Christian saint and martyr

Leticia (Laetitia; Letizia), whose feast day is October 21, is venerated as a virgin martyr and saint, presumably a companion of Ursula. A saint with the same name had a feast day occurring on March 13 and July 9. Her cult was diffused in Corsica ("Letizia" was the name of Napoleon's mother) and can be found in medieval England (Saint Letycie, Lititia). A center of her cult in Spain is the Aragonese town of Ayerbe.

The fiesta of Saint Leticia takes place around September 9 and lasts for four to six days. A sculpture of Leticia is carried in procession, its pedestal garlanded with grapes; figures of giants and cabezudos (figures with gigantic heads) parade in the streets and pyrotechnic figures of bulls race through the town every night.

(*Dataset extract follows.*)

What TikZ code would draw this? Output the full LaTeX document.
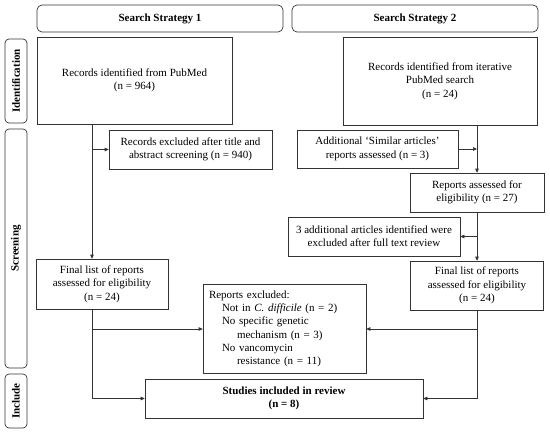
\documentclass[tikz,border=0pt]{standalone}
\usepackage{fontspec}
\setmainfont{Liberation Serif}
\usetikzlibrary{arrows.meta, positioning, calc}

\tikzset{
  box/.style={draw=black!80, line width=0.7pt, align=center, inner sep=3pt,
    font=\fontsize{11}{13.3}\selectfont},
  headbox/.style={box, rounded corners=5pt, font=\fontsize{11}{13.3}\selectfont\bfseries},
  sidebox/.style={draw=black!80, line width=0.7pt, rounded corners=4pt, inner sep=0pt,
    font=\fontsize{11}{13.3}\selectfont\bfseries},
  link/.style={draw=black!80, line width=0.7pt},
  arr/.style={link, -{Triangle[length=4pt,width=3.6pt]}}
}

\begin{document}
\begin{tikzpicture}[x=1pt, y=-1pt]
\useasboundingbox (0,0) rectangle (550,434);
% headers
\node[headbox, minimum width=246pt, minimum height=27pt] (ss1) at (160,18.5) {Search Strategy 1};
\node[headbox, minimum width=246pt, minimum height=27pt] (ss2) at (415,18.5) {Search Strategy 2};
% phase labels
\node[sidebox, minimum width=22pt, minimum height=84pt] (idside) at (16,81) {};
\node[rotate=90, font=\fontsize{11}{13.3}\selectfont\bfseries] at (idside) {Identification};
\node[sidebox, minimum width=22pt, minimum height=239pt] (scrside) at (16,248.5) {};
\node[rotate=90, font=\fontsize{11}{13.3}\selectfont\bfseries] at (scrside) {Screening};
\node[sidebox, minimum width=22pt, minimum height=54pt] (incside) at (16,401) {};
\node[rotate=90, font=\fontsize{11}{13.3}\selectfont\bfseries] at (incside) {Include};

% strategy 1
\node[box, minimum width=195pt, minimum height=87pt] (pubmed) at (134.5,80.5) {Records identified from PubMed\\(n = 964)};
\node[box, minimum width=163pt, minimum height=39pt] (excl1) at (190.5,149.5) {Records excluded after title and\\abstract screening (n = 940)};
\node[box, minimum width=132pt, minimum height=50pt] (final1) at (102,284) {Final list of reports\\assessed for eligibility\\(n = 24)};

% strategy 2
\node[box, minimum width=194pt, minimum height=88pt] (iter) at (440,81) {Records identified from iterative\\PubMed search\\(n = 24)};
\node[box, minimum width=161pt, minimum height=38pt] (addl) at (377.5,149) {Additional `Similar articles'\\reports assessed (n = 3)};
\node[box, minimum width=134pt, minimum height=39pt] (rep27) at (477,192.5) {Reports assessed for\\eligibility (n = 27)};
\node[box, minimum width=172pt, minimum height=39pt] (three) at (374,236.5) {3 additional articles identified were\\excluded after full text review};
\node[box, minimum width=133pt, minimum height=49pt] (final2) at (477,285.5) {Final list of reports\\assessed for eligibility\\(n = 24)};

% shared
\node[box, align=left, text width=151pt, inner sep=6pt, minimum height=84pt] (reptexcl) at (284.5,329) {Reports excluded:\\
\hspace*{13pt}Not in \textit{C. difficile} (n = 2)\\
\hspace*{13pt}No specific genetic\\
\hspace*{28pt}mechanism (n = 3)\\
\hspace*{13pt}No vancomycin\\
\hspace*{28pt}resistance (n = 11)};
\node[box, minimum width=278pt, minimum height=39pt, font=\fontsize{11}{13.3}\selectfont\bfseries] (studies) at (284,398.5) {Studies included in review\\(n = 8)};

% connectors left
\coordinate (l1) at (92,0);
\draw[arr] (pubmed.south -| l1) -- (final1.north -| l1);
\draw[arr] (excl1.west -| l1) -- (excl1.west);
\draw[link] (final1.south -| l1) -- (studies.west -| l1);
\draw[arr] (studies.west -| l1) -- (studies.west);
\draw[arr] (reptexcl.west -| l1) -- (reptexcl.west);

% connectors right
\draw[arr] (iter.south -| rep27) -- (rep27.north);
\draw[arr] (addl.east) -- (addl.east -| rep27);
\draw[arr] (rep27.south) -- (final2.north -| rep27);
\draw[arr] (three.east -| rep27) -- (three.east);
\draw[link] (final2.south -| rep27) -- (studies.east -| rep27);
\draw[arr] (studies.east -| rep27) -- (studies.east);
\draw[arr] (reptexcl.east -| rep27) -- (reptexcl.east);
\end{tikzpicture}
\end{document}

The marriage of Letizia Ortiz to king Felipe VI of Spain is said to have sparked new interest in the cult of this saint.

==Relics==
Leticia's relics can be found in Ayerbe in a reliquary of engraved silver dating from the 16th century. There is a small opening, which the faithful can kiss. The reliquary was a gift from Don Pedro Forcada, a native of Ayerbe, who served as a canon of the cathedral of Tarazona. Thus, the reliquary features the coat-of-arms of the Forcada family.